Storage and backup costs also deserve close attention. Document repositories, historical project data, and long retention periods can create silent cost growth if tiering and lifecycle policies are not defined. Enterprises should align storage classes, backup frequency, and retention schedules to actual business and compliance requirements rather than default settings.
Scalability should be approached pragmatically. Not every construction ERP workload needs elastic horizontal scaling, but every enterprise needs a plan for growth in users, entities, integrations, and reporting demand. Azure VM hosting supports this when the architecture separates stateful and stateless functions, avoids monolithic server dependencies, and preserves a roadmap toward managed services where appropriate.
Executive recommendations for construction firms modernizing ERP on Azure
First, treat Azure Virtual Machine hosting as a strategic modernization layer, not a hosting substitute. The value comes from governance, resilience, automation, and operational visibility wrapped around the ERP workload. Second, design around business-critical processes such as payroll, project cost control, procurement, and financial close rather than around server diagrams alone. This keeps infrastructure decisions aligned to operational continuity.
Third, establish a landing zone and platform engineering model before scaling ERP deployments across business units. This prevents fragmentation and accelerates future acquisitions or regional expansion. Fourth, invest in tested disaster recovery and backup validation early.
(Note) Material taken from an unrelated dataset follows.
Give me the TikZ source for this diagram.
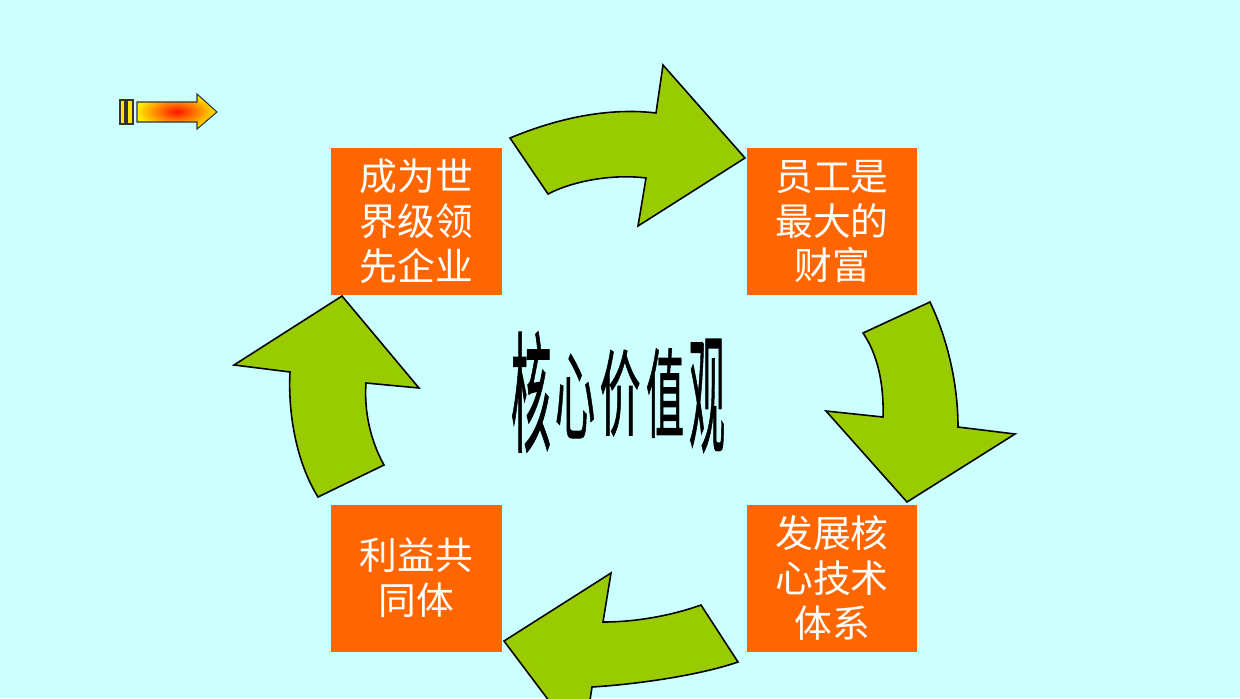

Construction organizations often discover recovery gaps only when a project deadline or payroll cycle is already at risk.
Finally, build a modernization roadmap that accepts hybrid reality. Many construction ERP estates will remain partly VM-based for years due to vendor constraints, custom modules, and integration complexity. That is not a failure. With the right Azure architecture, those workloads can still operate within a modern enterprise cloud operating model that improves reliability, security, scalability, and long-term transformation readiness.